Рассказ этот - о себе. Его первоначальное заглавие - "Мое имя и я": два местоимения первого лица сомнений не оставляют. Чехова одолевали те же мысли, что его героя - престарелого профессора. (Кстати, характерно отождествление себя со стариком - Чехов вообще ощущается умудренным и пожилым, требуется некоторое усилие, чтобы осмыслить, что он умер в 44 го
175
да.) Все это о себе: "Я холоден, как мороженое, и мне стыдно", "Мне почему-то кажется, что я сейчас внезапно умру", "Судьбы костного мозга интересуют больше, чем конечная цель мироздания". Эти слова принадлежат профессору в такой же степени, в какой и самому Чехову, осаждаемому общественным мнением.
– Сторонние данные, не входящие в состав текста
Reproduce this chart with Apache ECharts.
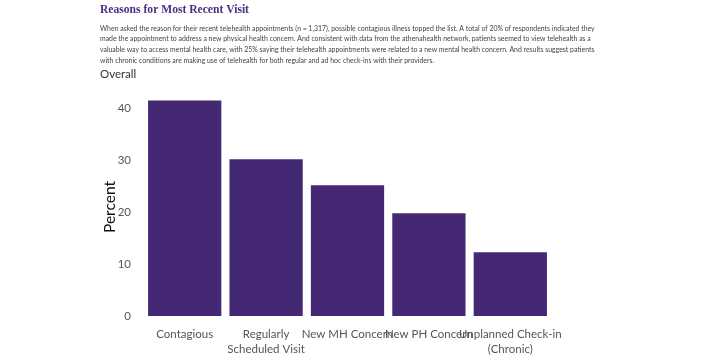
<!DOCTYPE html>
<html><head><meta charset="utf-8">
<script src="https://cdn.jsdelivr.net/npm/echarts@6/dist/echarts.min.js"></script>
<style>html,body{margin:0;padding:0;background:#fff}#c{width:712px;height:363px}</style>
</head><body><div id="c"></div>
<script>
var categories = ['Contagious', 'Regularly\nScheduled Visit', 'New MH Concern', 'New PH Concern', 'Unplanned Check-in\n(Chronic)'];
var values = [41.5, 30.2, 25.2, 19.8, 12.3];
var yTicks = [0, 10, 20, 30, 40];
var titleText = 'Reasons for Most Recent Visit';
var bodyLines = [
  'When asked the reason for their recent telehealth appointments (n = 1,317), possible contagious illness topped the list. A total of 20% of respondents indicated they',
  'made the appointment to address a new physical health concern. And consistent with data from the athenahealth network, patients seemed to view telehealth as a',
  'valuable way to access mental health care, with 25% saying their telehealth appointments were related to a new mental health concern. And results suggest patients',
  'with chronic conditions are making use of telehealth for both regular and ad hoc check-ins with their providers.'
];
var subTitle = 'Overall';

var chart = echarts.init(document.getElementById('c'), null, {renderer: 'canvas'});
var titles = [{
  text: titleText, left: 100, top: 4, padding: 0,
  textStyle: {fontFamily: 'Liberation Serif', fontSize: 11.6, fontWeight: 'bold', color: '#4b2e83'}
}];
bodyLines.forEach(function (l, i) {
  titles.push({text: l, left: 100, top: 25 + i * 10.7, padding: 0,
    textStyle: {fontFamily: 'Lato', fontSize: 6.9, fontWeight: 'normal', color: '#444'}});
});
titles.push({text: subTitle, left: 100, top: 68, padding: 0,
  textStyle: {fontFamily: 'Lato', fontSize: 11.5, fontWeight: 'normal', color: '#333'}});

chart.setOption({
  animation: false,
  title: titles,
  grid: {left: 144, right: 161, top: 98, bottom: 47, containLabel: false},
  xAxis: {
    type: 'category', data: categories,
    axisLine: {show: false}, axisTick: {show: false},
    axisLabel: {interval: 0, margin: 11, fontFamily: 'Lato', fontSize: 11.5, color: '#555', lineHeight: 15}
  },
  yAxis: {
    type: 'value', min: 0, max: 42, interval: 10,
    name: 'Percent', nameLocation: 'middle', nameGap: 26, nameRotate: 90, nameMoveOverlap: false,
    nameTextStyle: {fontFamily: 'Lato', fontSize: 15.5, color: '#111'},
    axisLine: {show: false}, axisTick: {show: false}, splitLine: {show: false},
    axisLabel: {margin: 13, fontFamily: 'Lato', fontSize: 11.5, color: '#555', showMaxLabel: false,
      formatter: function (v) { return yTicks.indexOf(v) >= 0 ? String(v) : ''; }}
  },
  series: [{
    type: 'bar', data: values, barCategoryGap: '10%',
    itemStyle: {color: '#452873'}
  }]
});
</script></body></html>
Весь рассказ пронизан осознанием тупика и того, что завело в этот тупик. Можно было бы сказать, что происходит кризис материалистического мировоззрения, которое Чехов только что так ярко отстаивал (переписка с Сувориным). В "Скучной истории" выносится обвинительный приговор увлеченности судьбами костного мозга (читай: чистой литературой, всякого рода "первым снегом") в ущерб служению "общей идее": "Когда в человеке нет того, что выше и сильнее всех внешних влияний, то, право, достаточно для него хорошего насморка, чтобы потерять равновесие и начать видеть в каждой птице сову, в каждом звуке слышать собачий вой".
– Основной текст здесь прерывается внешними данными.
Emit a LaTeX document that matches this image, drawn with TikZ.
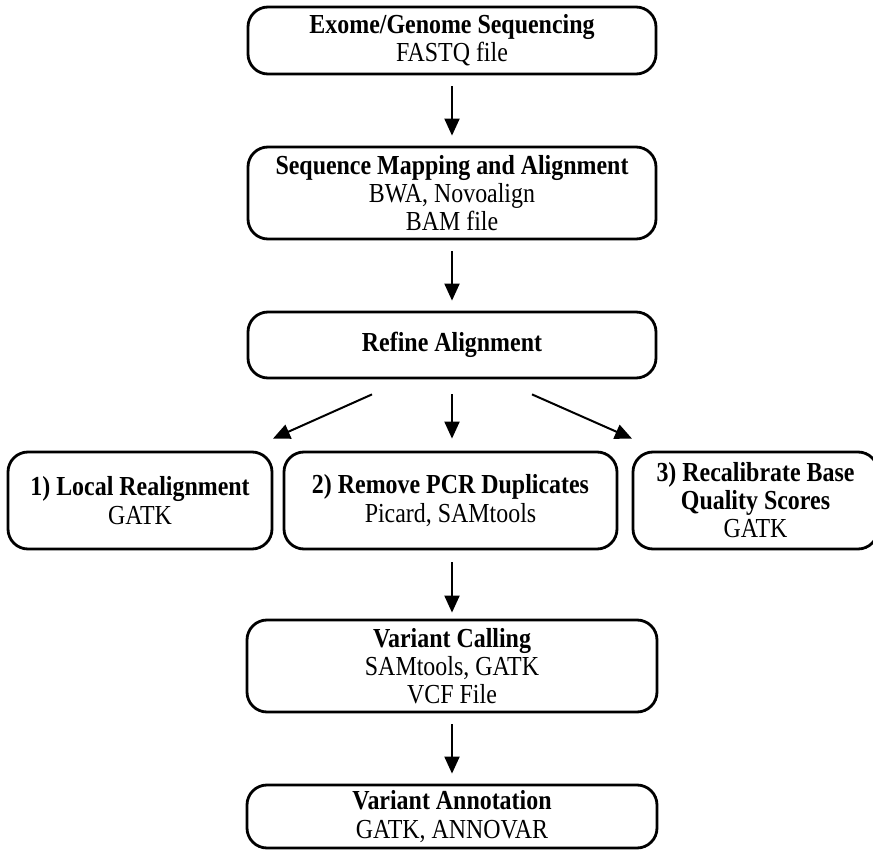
\documentclass[tikz,border=0pt]{standalone}
\usepackage{fontspec}
\setmainfont[FakeStretch=0.87]{Liberation Serif}
\usetikzlibrary{arrows.meta}
\begin{document}
\begin{tikzpicture}[x=1pt,y=-1pt,
  box/.style={draw, line width=2.8pt, rounded corners=20pt, inner sep=0pt, align=center,
    font=\fontsize{27.5}{28}\selectfont},
  arr/.style={line width=2pt, -{Triangle[length=17pt,width=15pt]}}]
\useasboundingbox (0,0) rectangle (873,850);
\node[box, minimum width=408pt, minimum height=67pt] (b1) at (452,40.5)
  {\textbf{Exome/Genome Sequencing}\\FASTQ file};
\node[box, minimum width=408pt, minimum height=92pt] (b2) at (452,193)
  {\textbf{Sequence Mapping and Alignment}\\BWA, Novoalign\\BAM file};
\node[box, minimum width=408pt, minimum height=66pt] (b3) at (452,345)
  {\textbf{Refine Alignment}};
\node[box, minimum width=264pt, minimum height=97pt] (b4a) at (140,500.5)
  {\textbf{1) Local Realignment}\\[1pt]GATK};
\node[box, minimum width=333pt, minimum height=97pt] (b4b) at (450.5,500.5)
  {\textbf{2) Remove PCR Duplicates}\\[1pt]Picard, SAMtools};
\node[box, minimum width=245pt, minimum height=97pt] (b4c) at (755.5,500.5)
  {\textbf{3) Recalibrate Base}\\\textbf{Quality Scores}\\GATK};
\node[box, minimum width=410pt, minimum height=92pt] (b5) at (452,666)
  {\textbf{Variant Calling}\\SAMtools, GATK\\VCF File};
\node[box, minimum width=410pt, minimum height=63pt] (b6) at (452,816.5)
  {\textbf{Variant Annotation}\\[1pt]GATK, ANNOVAR};
\coordinate (dls) at ([xshift=-80pt,yshift=-15pt]b3.south);
\coordinate (dle) at ([xshift=133pt,yshift=12pt]b4a.north);
\coordinate (drs) at ([xshift=80pt,yshift=-15pt]b3.south);
\coordinate (dre) at ([xshift=-123.5pt,yshift=12pt]b4c.north);
\draw[arr, shorten <=11pt, shorten >=10pt] (b1.south) -- (b2.north);
\draw[arr, shorten <=11pt, shorten >=10pt] (b2.south) -- (b3.north);
\draw[arr, shorten <=15pt, shorten >=12pt] (b3.south) -- (b3.south |- b4b.north);
\draw[arr] (dls) -- (dle);
\draw[arr] (drs) -- (dre);
\draw[arr, shorten <=12pt, shorten >=6pt] (b4b.south -| b5.north) -- (b5.north);
\draw[arr, shorten <=11pt, shorten >=10pt] (b5.south) -- (b6.north);
\end{tikzpicture}
\end{document}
Герой и автор испытывают эсхатологическое отчаяние: рушится и ускользает все, что составляло смысл бытия. Профессор вдруг проникается пониманием бессмысленности жизни без "общей идеи" - и здесь очень важно, что случается это резко, хоть и не под влиянием какого-то конкретного события (как у Толстого в "Хозяине и работнике"). Оттого и конец предстает не неизбежным постепенным умиранием (как в толстовской "Смерти Ивана Ильича"), а именно тупиком, в который зашла жизнь, и выход из которого может быть спонтанным, разовым. На следующий год Чехов уехал на Сахалин.
"Скучная история" как бы суммировала разнообразные чувства и ощущения, связанные с провалом романной затеи, которая была призвана ответить,- но не ответила - на множество вопросов, поставленных перед собой Чеховым. Сахалин стал попыткой выхода из тупиковой ситуации.